Monday, December 08, 2008

A few weeks ago we were singing a hymn in the middle of worship at Zion Lutheran Church. We were just finishing the second verse when all of sudden the organ went silent. The organist was pushing down on the keys, but there was no sound coming from the speakers. Our organist looked to me with a bewildered look that said, “What do I do now?” I gave him a look of shock that said, “What happened?”
Once we had shaken off the shock and surprise we simple moved to the next part of the service and later we continued our singing with the piano.

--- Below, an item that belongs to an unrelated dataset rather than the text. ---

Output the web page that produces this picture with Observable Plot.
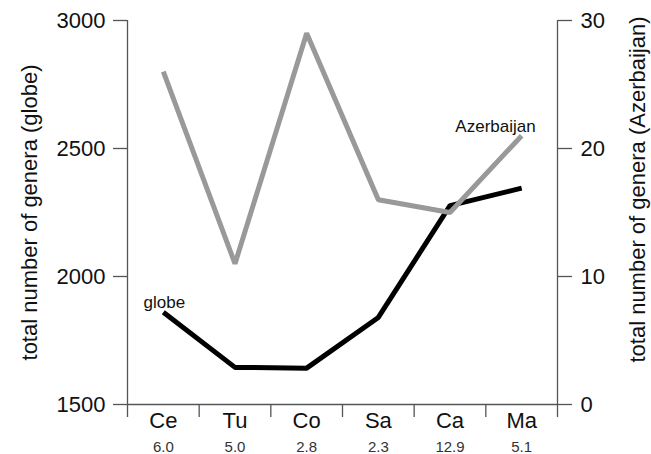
<!DOCTYPE html>
<html><head><meta charset="utf-8">
<script src="https://cdn.jsdelivr.net/npm/d3@7"></script>
<script src="https://cdn.jsdelivr.net/npm/@observablehq/plot@0.6"></script>
<style>body{margin:0;background:#fff} #chart svg{font-family:"Liberation Sans",Arial,sans-serif}</style>
</head><body><div id="chart"></div>
<script>
const categories = ["Ce","Tu","Co","Sa","Ca","Ma"];
const durations = ["6.0","5.0","2.8","2.3","12.9","5.1"];
const globe = [1860,1645,1642,1840,2277,2345];
const azerbaijan = [26,11,29,16,15,21];
const leftTicks = [1500,2000,2500,3000];
const rightTicks = [0,10,20,30];
const leftTitle = "total number of genera (globe)";
const rightTitle = "total number of genera (Azerbaijan)";

// right axis (0–30) is drawn on the same y scale as the left axis (1500–3000)
const toLeft = v => 1500 + v * 50;
const fromLeft = v => (v - 1500) / 50;
const rows = categories.map((c, i) => ({i, c, d: durations[i], globe: globe[i], az: toLeft(azerbaijan[i])}));
const bounds = d3.range(categories.length + 1).map(k => k - 0.5);
const axisGray = "#555";

const chart = Plot.plot({
  width: 651, height: 454,
  marginLeft: 127, marginRight: 94, marginTop: 20, marginBottom: 50,
  style: {fontFamily: '"Liberation Sans", Arial, sans-serif', fontSize: "22px", color: "#111", background: "white", overflow: "visible"},
  x: {type: "linear", domain: [-0.5, categories.length - 0.5]},
  y: {domain: [1500, 3000]},
  marks: [
    Plot.ruleX([-0.5, categories.length - 0.5], {stroke: axisGray, strokeWidth: 1.3}),
    Plot.ruleY([1500], {stroke: axisGray, strokeWidth: 1.3}),
    Plot.axisX(bounds, {tickSize: 13, tickFormat: () => "", stroke: axisGray, strokeWidth: 1.3, label: null}),
    Plot.axisY(leftTicks, {anchor: "left", tickSize: 14, tickPadding: 8, fontSize: 22, stroke: axisGray, strokeWidth: 1.3, fill: "#111", tickFormat: d => String(d), label: null}),
    Plot.axisY(rightTicks.map(toLeft), {anchor: "right", tickSize: 14, tickPadding: 9, fontSize: 22, stroke: axisGray, strokeWidth: 1.3, fill: "#111", tickFormat: d => String(fromLeft(d)), label: null}),
    Plot.text(rows, {x: "i", text: "c", frameAnchor: "bottom", dy: 23, fontSize: 22, fill: "#111"}),
    Plot.text(rows, {x: "i", text: "d", frameAnchor: "bottom", dy: 47, fontSize: 15, fill: "#333"}),
    Plot.line(rows, {x: "i", y: "globe", stroke: "#000", strokeWidth: 5, strokeLinejoin: "miter", strokeLinecap: "butt"}),
    Plot.line(rows, {x: "i", y: "az", stroke: "#999", strokeWidth: 5, strokeLinejoin: "miter", strokeLinecap: "butt"}),
    Plot.text([rows[0]], {x: "i", y: "globe", text: () => "globe", dx: 1, dy: -10, fontSize: 17, fill: "#111"}),
    Plot.text([rows[rows.length - 1]], {x: "i", y: "az", text: () => "Azerbaijan", textAnchor: "end", dx: 14, dy: -9, fontSize: 17, fill: "#111"}),
    Plot.text([leftTitle], {text: d => d, frameAnchor: "left", textAnchor: "middle", rotate: -90, dx: -98, fontSize: 22, fill: "#111"}),
    Plot.text([rightTitle], {text: d => d, frameAnchor: "right", textAnchor: "middle", rotate: -90, dx: 80, dy: -23, fontSize: 22, fill: "#111"})
  ]
});
document.getElementById("chart").append(chart);
</script>
</body></html>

A few days later a technician arrived to repair the organ. He opened the organ’s innards and began to pull out circuit boards, and amplifiers. There were many parts that needed to be replaced including: amplifiers, fuses and even some chips on the circuit boards. He simple heated up his soldering iron and replaced the chips and amplifiers that had been fried. It was amazing to see the skill of the technician, seeking out the broken chips and replacing them. Once the circuit boards were re-installed with the new chips, the organ’s sound was once again restored.
I was thinking today about the organ and how it went silent. Sometimes I feel like that organ. The organ was made to make loud and amazing music, and yet, there it was silent, not fulfilling its purpose at all. There were some vital circuits that had been fried.
Sometimes I feel that my keys are being played, but there is no sound coming from my life. I wonder if my circuits have been fried by all the demands of life. Normal weeks are filled with stress and the demands of family, but these past few weeks have been even more burdensome. The stresses of the economy, the worrying about job security, the demands of preparing for Christmas, are simple overwhelming. Do you ever what to just say no to everyone and everything that needs your attention? Do you ever feel that you’re not fulfilling your purpose, like a organ that’s silent because its circuit boards have been fried?
Author Patsy Clairmont writes that one year, she decided to write "Noel," the French word for Christmas, in bright lights on the roof of her house. Unfortunately, she ran out of lights halfway through the project, so she ended up with just the word "NO" in flashing, multicolored lights on her roof. Some of us want to say "NO" to the Christmas season too. We are too rushed to enjoy it. We are too detached to experience it. We are too cynical to believe in it. We are too fried to live it.
Sometimes when our lives become so hectic, frenzied, difficult and messy we feel God has abandoned us to the forces of fate, evil or despair. It is during these messy times that God’s presence hovers near to
us. For Christians, “stable” moments aren’t those few days when calm briefly descends upon our
world. Our true “stable times” are when we look around and see that however unpredictable, unmanageable and unimaginable our mess, the message is there even more. At Christmas, the mess
is the message.
Jesus was born in a stable -- a small, cramped, congested, messy place. A new born baby was out -of-place, out-of-sync, amid the dusty animals, the mucky straw, and the spilled grain. But the mess is the message of Christmas. There is no stable, no place in our world or in our lives that is too poor, too remote, too outcast, too “other,” too messy, that God cannot be found and formed in us.
As Christmas approaches, we will all find ourselves at wit’s end, running out of time, out of patience, out of money, out of ideas. Don’t be fooled into thinking that God cannot draw close to your life, to your heart, just because your schedule seems “too busy” for Christmas. If your life is hovering near overload, you could be on the very cusp of experiencing genuine “stable time” in your life. Open up to it, exalt in it, and be willing to let God love and care for you. I pray you may experience a very Blessed Christmas.